Now, the FDA is seeking feedback from the public on the approaches and actions the agency should take to reduce the incidence and prevalence of tobacco use and protect public health. “We’re interested in receiving input from across the country as the FDA begins to implement this important new authority intended to reduce the enormous toll of suffering and death caused by tobacco products in the United States,” explained FDA commissioner Margaret A. Hamburg, MD, in a statement announcing the public comment period.

The call for comments was published in the Federal Register on July 1; interested parties have until September 29 to share their views. Comments can be submitted electronically to www. regulations.gov; more information is available in the Federal Register notice, which can be viewed at http:// edocket.access.gpo.gov/2009/pdf/E9- 15549.pdf.

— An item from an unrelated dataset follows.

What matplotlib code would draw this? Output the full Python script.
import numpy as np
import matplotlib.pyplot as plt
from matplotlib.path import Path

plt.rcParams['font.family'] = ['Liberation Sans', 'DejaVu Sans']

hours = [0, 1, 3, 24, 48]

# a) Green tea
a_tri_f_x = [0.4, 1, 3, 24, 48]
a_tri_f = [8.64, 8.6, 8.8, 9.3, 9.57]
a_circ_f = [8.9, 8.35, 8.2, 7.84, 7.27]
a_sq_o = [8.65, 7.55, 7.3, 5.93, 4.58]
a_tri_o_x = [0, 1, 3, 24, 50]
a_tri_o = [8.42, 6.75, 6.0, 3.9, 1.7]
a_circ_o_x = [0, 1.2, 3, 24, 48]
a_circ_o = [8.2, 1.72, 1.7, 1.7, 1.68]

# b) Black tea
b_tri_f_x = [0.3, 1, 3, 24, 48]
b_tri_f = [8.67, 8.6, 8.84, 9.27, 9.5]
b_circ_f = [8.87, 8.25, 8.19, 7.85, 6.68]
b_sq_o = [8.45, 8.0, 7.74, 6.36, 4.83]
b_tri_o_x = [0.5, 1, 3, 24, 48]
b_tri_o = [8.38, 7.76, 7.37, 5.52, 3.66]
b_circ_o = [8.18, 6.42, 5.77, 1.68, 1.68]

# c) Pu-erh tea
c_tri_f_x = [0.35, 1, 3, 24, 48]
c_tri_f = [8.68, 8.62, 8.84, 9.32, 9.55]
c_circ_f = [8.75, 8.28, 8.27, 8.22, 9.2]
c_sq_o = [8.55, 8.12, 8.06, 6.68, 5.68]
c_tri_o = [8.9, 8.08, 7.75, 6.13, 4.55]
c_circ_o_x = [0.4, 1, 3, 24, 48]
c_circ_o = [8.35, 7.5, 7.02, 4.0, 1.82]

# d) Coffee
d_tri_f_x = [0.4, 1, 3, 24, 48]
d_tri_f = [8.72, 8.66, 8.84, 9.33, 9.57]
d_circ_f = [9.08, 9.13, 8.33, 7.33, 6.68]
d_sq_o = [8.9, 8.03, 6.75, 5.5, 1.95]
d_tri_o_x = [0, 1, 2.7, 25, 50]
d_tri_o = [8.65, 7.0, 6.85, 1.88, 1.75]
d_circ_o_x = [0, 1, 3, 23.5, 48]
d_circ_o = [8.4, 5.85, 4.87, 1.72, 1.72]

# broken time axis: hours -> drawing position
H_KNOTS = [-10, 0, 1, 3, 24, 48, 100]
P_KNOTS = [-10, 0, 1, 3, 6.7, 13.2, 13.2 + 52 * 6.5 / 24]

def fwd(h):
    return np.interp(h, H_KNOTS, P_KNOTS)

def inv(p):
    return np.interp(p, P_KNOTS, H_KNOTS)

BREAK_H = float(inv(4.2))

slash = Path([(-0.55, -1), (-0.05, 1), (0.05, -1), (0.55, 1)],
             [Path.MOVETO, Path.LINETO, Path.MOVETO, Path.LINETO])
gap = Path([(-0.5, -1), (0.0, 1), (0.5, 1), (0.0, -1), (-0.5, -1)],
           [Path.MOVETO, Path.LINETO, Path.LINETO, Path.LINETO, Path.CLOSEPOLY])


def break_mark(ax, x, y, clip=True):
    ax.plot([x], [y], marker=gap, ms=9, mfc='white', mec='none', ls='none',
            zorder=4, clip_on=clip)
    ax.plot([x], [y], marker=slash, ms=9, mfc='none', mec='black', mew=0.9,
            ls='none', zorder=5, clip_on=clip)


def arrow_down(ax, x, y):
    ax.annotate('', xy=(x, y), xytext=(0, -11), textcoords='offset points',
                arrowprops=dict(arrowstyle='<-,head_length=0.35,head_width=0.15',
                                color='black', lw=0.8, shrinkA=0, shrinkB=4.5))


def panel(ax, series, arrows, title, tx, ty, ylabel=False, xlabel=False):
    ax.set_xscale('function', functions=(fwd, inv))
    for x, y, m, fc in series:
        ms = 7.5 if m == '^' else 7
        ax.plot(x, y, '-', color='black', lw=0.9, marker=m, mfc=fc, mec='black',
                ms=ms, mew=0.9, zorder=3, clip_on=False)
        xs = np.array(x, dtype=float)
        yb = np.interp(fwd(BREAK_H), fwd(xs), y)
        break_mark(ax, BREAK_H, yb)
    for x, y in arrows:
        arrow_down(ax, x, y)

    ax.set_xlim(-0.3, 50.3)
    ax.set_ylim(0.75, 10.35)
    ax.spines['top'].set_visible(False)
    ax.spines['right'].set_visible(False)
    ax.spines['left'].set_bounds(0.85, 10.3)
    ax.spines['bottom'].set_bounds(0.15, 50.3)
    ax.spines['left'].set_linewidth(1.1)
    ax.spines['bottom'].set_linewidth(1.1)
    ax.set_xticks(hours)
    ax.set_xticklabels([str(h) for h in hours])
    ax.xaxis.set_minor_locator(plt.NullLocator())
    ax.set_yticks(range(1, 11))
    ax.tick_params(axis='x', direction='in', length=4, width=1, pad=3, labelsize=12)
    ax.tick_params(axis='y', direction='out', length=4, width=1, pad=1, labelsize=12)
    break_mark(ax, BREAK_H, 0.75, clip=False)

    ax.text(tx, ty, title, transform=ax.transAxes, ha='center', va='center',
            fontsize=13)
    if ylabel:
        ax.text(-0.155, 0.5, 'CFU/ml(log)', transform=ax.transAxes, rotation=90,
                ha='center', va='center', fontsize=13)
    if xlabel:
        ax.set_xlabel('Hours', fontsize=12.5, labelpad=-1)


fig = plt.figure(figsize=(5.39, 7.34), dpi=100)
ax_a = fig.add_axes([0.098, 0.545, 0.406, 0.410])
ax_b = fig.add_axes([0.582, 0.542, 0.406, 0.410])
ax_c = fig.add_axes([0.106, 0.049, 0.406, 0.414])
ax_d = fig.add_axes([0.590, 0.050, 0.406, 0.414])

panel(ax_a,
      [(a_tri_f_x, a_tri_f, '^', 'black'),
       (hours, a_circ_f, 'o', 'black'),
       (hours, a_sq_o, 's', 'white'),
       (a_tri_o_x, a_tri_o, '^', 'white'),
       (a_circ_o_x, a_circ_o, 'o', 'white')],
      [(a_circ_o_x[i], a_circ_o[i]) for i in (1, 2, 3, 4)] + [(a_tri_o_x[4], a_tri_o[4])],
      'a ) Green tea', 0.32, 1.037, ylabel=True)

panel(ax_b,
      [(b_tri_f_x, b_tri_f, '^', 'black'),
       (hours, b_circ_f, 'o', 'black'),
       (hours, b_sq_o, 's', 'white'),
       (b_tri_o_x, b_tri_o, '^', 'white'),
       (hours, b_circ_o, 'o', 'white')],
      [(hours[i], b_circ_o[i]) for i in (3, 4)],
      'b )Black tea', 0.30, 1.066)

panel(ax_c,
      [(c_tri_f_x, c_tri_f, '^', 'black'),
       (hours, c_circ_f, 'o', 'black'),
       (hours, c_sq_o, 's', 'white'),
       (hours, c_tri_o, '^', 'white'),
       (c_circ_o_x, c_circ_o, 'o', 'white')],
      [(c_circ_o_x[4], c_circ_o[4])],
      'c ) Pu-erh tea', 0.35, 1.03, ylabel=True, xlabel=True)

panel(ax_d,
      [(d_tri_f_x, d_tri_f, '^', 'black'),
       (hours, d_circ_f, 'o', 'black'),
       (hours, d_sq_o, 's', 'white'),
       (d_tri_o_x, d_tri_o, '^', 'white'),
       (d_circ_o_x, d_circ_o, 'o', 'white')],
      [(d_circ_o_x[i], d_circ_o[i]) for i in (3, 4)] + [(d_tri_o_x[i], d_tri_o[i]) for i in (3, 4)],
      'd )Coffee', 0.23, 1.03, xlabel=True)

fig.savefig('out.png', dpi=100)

According to the FDA, tobacco products are responsible for more than 430 000 deaths per year, and the Centers for Disease Control and Prevention estimates that 60 million adults in this country alone smoke cigarettes. The FDA now can set national standards to control the manufacture of tobacco products, which the law defines as any product made or derived from tobacco that is intended for human consumption.

The Act doesn’t allow the FDA to ban the sale of cigarettes, smokeless tobacco products, cigars, little cigars, pipe tobacco, or roll-your-own tobacco products, nor can the agency require manufacturers to reduce the nicotine yield of a tobacco product to zero. However, the FDA can otherwise reduce the amount of nicotine, reduce or eliminate other harmful components in these products, test these products, and issue recalls, among other powers.

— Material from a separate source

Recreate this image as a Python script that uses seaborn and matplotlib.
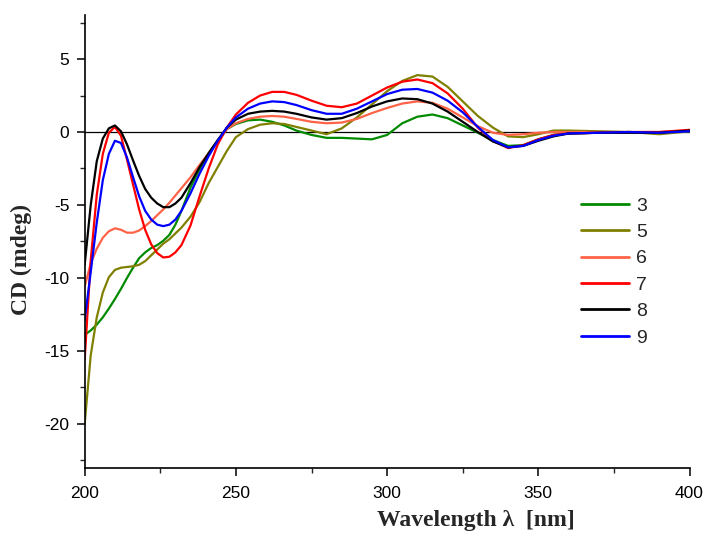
import matplotlib
matplotlib.use("Agg")
import matplotlib.pyplot as plt
from matplotlib.ticker import MultipleLocator
import seaborn as sns
import pandas as pd

# wavelength grid (nm)
wavelength = [200, 202, 204, 206, 208, 210, 212, 214, 216, 218, 220, 222, 224, 226, 228,
              230, 232, 235, 238, 241, 244, 247, 250, 254, 258, 262, 266, 270, 275, 280,
              285, 290, 295, 300, 305, 310, 315, 320, 325, 330, 335, 340, 345, 350, 355,
              360, 370, 380, 390, 400]

# CD signal (mdeg) per compound
cd_3 = [-13.9, -13.6, -13.2, -12.7, -12.1, -11.45, -10.75, -10.0, -9.3, -8.65, -8.25, -7.95,
        -7.75, -7.45, -7.05, -6.35, -5.4, -3.8, -2.55, -1.45, -0.6, 0.2, 0.55, 0.8, 0.85,
        0.7, 0.45, 0.1, -0.2, -0.4, -0.4, -0.45, -0.5, -0.2, 0.6, 1.05, 1.2, 0.95, 0.45,
        -0.05, -0.55, -0.95, -0.9, -0.5, -0.2, -0.1, -0.05, 0.0, -0.05, 0.05]
cd_5 = [-20.0, -15.3, -12.7, -11.0, -9.95, -9.45, -9.3, -9.25, -9.2, -9.1, -8.85, -8.45,
        -8.05, -7.65, -7.35, -6.95, -6.55, -5.8, -4.8, -3.5, -2.4, -1.3, -0.35, 0.2, 0.5,
        0.6, 0.55, 0.35, 0.1, -0.15, 0.25, 1.0, 1.9, 2.8, 3.5, 3.9, 3.8, 3.1, 2.1, 1.1,
        0.3, -0.3, -0.35, -0.15, 0.1, 0.1, 0.05, 0.0, -0.15, 0.05]
cd_6 = [-10.6, -9.0, -8.0, -7.25, -6.8, -6.6, -6.7, -6.9, -6.9, -6.75, -6.45, -6.1, -5.7,
        -5.3, -4.85, -4.35, -3.85, -3.1, -2.25, -1.45, -0.6, 0.2, 0.6, 0.9, 1.05, 1.1,
        1.05, 0.9, 0.7, 0.6, 0.65, 0.9, 1.3, 1.65, 1.95, 2.1, 2.0, 1.6, 1.0, 0.4, -0.05,
        -0.2, -0.15, -0.05, 0.0, 0.0, 0.0, 0.0, 0.0, 0.1]
cd_7 = [-15.6, -8.8, -4.3, -1.5, -0.05, 0.35, -0.25, -1.9, -3.6, -5.3, -6.7, -7.7, -8.3,
        -8.6, -8.55, -8.25, -7.75, -6.4, -4.4, -2.5, -0.85, 0.3, 1.2, 2.0, 2.5, 2.75,
        2.75, 2.55, 2.15, 1.8, 1.7, 1.95, 2.5, 3.05, 3.45, 3.6, 3.35, 2.65, 1.6, 0.3,
        -0.6, -1.1, -0.9, -0.5, -0.2, -0.1, -0.05, 0.0, 0.0, 0.15]
cd_8 = [-9.1, -5.0, -2.0, -0.45, 0.25, 0.45, 0.05, -0.85, -1.95, -3.0, -3.9, -4.5, -4.9,
        -5.15, -5.15, -4.9, -4.5, -3.5, -2.4, -1.45, -0.55, 0.3, 0.85, 1.25, 1.4, 1.45,
        1.4, 1.25, 1.0, 0.85, 0.95, 1.3, 1.75, 2.1, 2.3, 2.25, 1.95, 1.4, 0.7, 0.0,
        -0.65, -1.05, -0.95, -0.6, -0.3, -0.1, -0.05, -0.05, -0.05, 0.1]
cd_9 = [-12.9, -9.6, -6.2, -3.3, -1.5, -0.6, -0.75, -1.75, -3.1, -4.4, -5.4, -6.0, -6.35,
        -6.45, -6.35, -6.0, -5.4, -4.2, -2.85, -1.65, -0.6, 0.3, 1.0, 1.6, 1.95, 2.1,
        2.05, 1.85, 1.5, 1.25, 1.25, 1.6, 2.1, 2.6, 2.9, 2.95, 2.7, 2.15, 1.35, 0.35,
        -0.55, -1.05, -0.95, -0.55, -0.25, -0.1, -0.05, 0.0, -0.05, 0.05]

labels = ["3", "5", "6", "7", "8", "9"]
colors = ["#008a00", "#808000", "#ff6347", "#ff0000", "#000000", "#0000ff"]

series = [cd_3, cd_5, cd_6, cd_7, cd_8, cd_9]
frames = []
for lab, vals in zip(labels, series):
    frames.append(pd.DataFrame({"wl": wavelength, "cd": vals, "compound": lab}))
df = pd.concat(frames, ignore_index=True)

sns.set_style("ticks")
plt.rcParams["font.family"] = ["Liberation Sans", "DejaVu Sans"]
plt.rcParams["axes.unicode_minus"] = False

fig = plt.figure(figsize=(7.05, 5.33), dpi=100)
ax = fig.add_axes([0.1201, 0.1227, 0.8580, 0.8486])

ax.axhline(0, color="black", lw=0.9, zorder=1)
sns.lineplot(data=df, x="wl", y="cd", hue="compound", hue_order=labels,
             palette=dict(zip(labels, colors)), linewidth=1.6, ax=ax, zorder=2)

ax.set_xlim(200, 400)
ax.set_ylim(-23, 8)
ax.xaxis.set_major_locator(MultipleLocator(50))
ax.xaxis.set_minor_locator(MultipleLocator(25))
ax.yaxis.set_major_locator(MultipleLocator(5))
ax.yaxis.set_minor_locator(MultipleLocator(2.5))

for s in ["top", "right"]:
    ax.spines[s].set_visible(False)
for s in ["left", "bottom"]:
    ax.spines[s].set_linewidth(1.2)
    ax.spines[s].set_color("black")

ax.tick_params(which="major", direction="out", length=6, width=1.1, labelsize=12.5,
               colors="black")
ax.tick_params(which="minor", direction="out", length=3.5, width=1.0)
ax.tick_params(axis="x", which="major", pad=7)
ax.tick_params(axis="y", which="major", pad=5)

ax.set_xlabel("Wavelength λ  [nm]", fontsize=17, fontweight="bold",
              family=["Liberation Serif", "DejaVu Serif"])
ax.set_ylabel("CD (mdeg)", fontsize=17, fontweight="bold",
              family=["Liberation Serif", "DejaVu Serif"])
ax.xaxis.set_label_coords(0.647, -0.094)
ax.yaxis.set_label_coords(-0.087, 0.459)

leg = ax.legend(loc="upper left", bbox_to_anchor=(0.82, 0.598), frameon=False,
                fontsize=14, handlelength=2.5, handletextpad=0.35,
                labelspacing=0.45, borderpad=0, borderaxespad=0)
for line in leg.get_lines():
    line.set_linewidth(2.0)

fig.savefig("out.png", dpi=100)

Among other requirements set forth by the new legislation:

• Any new tobacco product—that is, a product not substantially equivalent to an existing tobacco product—that came on the market after February 15, 2007, must go through the application process for premarket approval, as must all such products introduced going forward.

• Labeling must include certain health information, and manufacturers can no longer use the terms “light,” “mild,” or “low” in their marketing or otherwise market the product in a way that makes the user believe it is less harmful than other such products.

• Cigarettes cannot contain any flavor other than tobacco or menthol, including strawberry, grape, orange, clove, cinnamon, and vanilla.

• Manufacturers must alert the FDA if they make any changes to their product.